I haven’t written in almost a year and that’s because everything was actually kind of fine, even kind of good. This past year had been one of the hardest in my life when it comes to making tough decisions. I made a decision about love and I thought I was right – it felt right to jump into the unknown and to explore something a bit risky, something a bit exciting, something comforting, something that I thought hurt the less.
And yet, here I am again, writing again, which must necessarily mean that I am made of the special kind of desperation that allows me to write. Something happened last night, something that shocked me to the core of who I am. I thought I was in control of the situation – I felt in control, but he let it slip into the territory of abuse.
During that night, something happened that can’t be changed anymore. I have six separate injuries, two on my arms, two on my legs, my knee can’t take my weight properly, but the worst of all, I am now left with a small bald patch on my head. Where once were my hair – the one thing that gave me security in how I looked over the years – there now was a red patch of bold skin with little droplets of blood where a hair follicle once used to be. Instead of there, my hair was now desperately clinging to my hands each time I gently combed my hair through. It was coming out in patches and seeing it entwined in my fingers where once his fingers rested against mine, I lost it. I lost my control then – crying and letting myself be in a frenzy over what it all meant.
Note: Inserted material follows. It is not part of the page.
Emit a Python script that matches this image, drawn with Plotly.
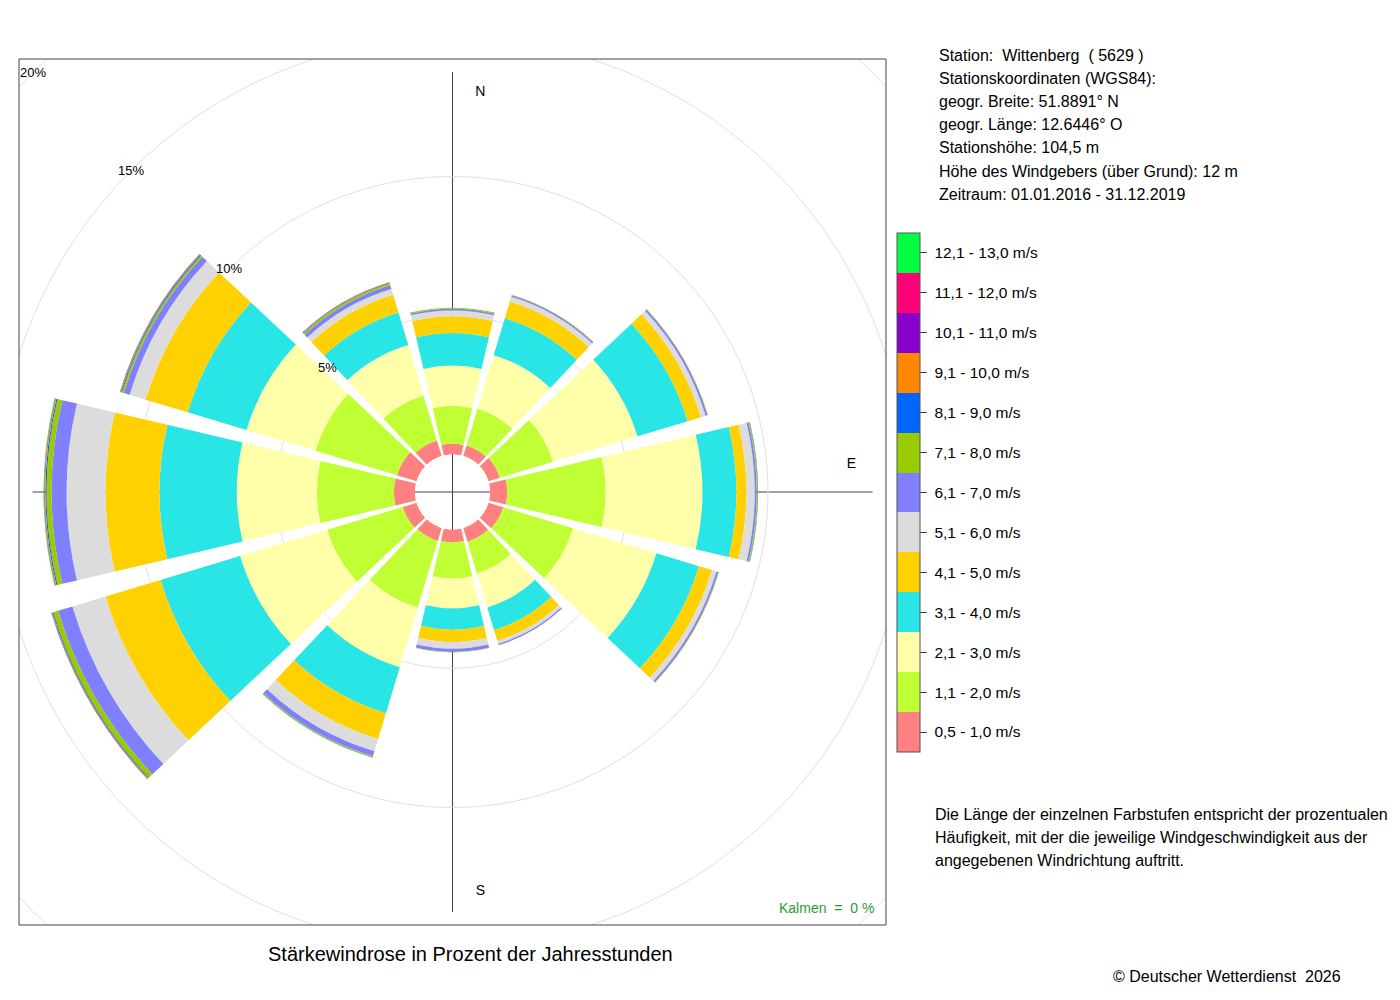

It took me long hours to calm myself and simply accept that it happened. I slept there because I just couldn’t be that bold, independent woman who got her stuff and ran. Instead I was this bold, sad thing that climbed into bed next to him with great difficulty and tried to forget through sleep.
But today came nevertheless. And today I was still this – still a shell, still frightened of what it means, still not being able to accept that this is all over now.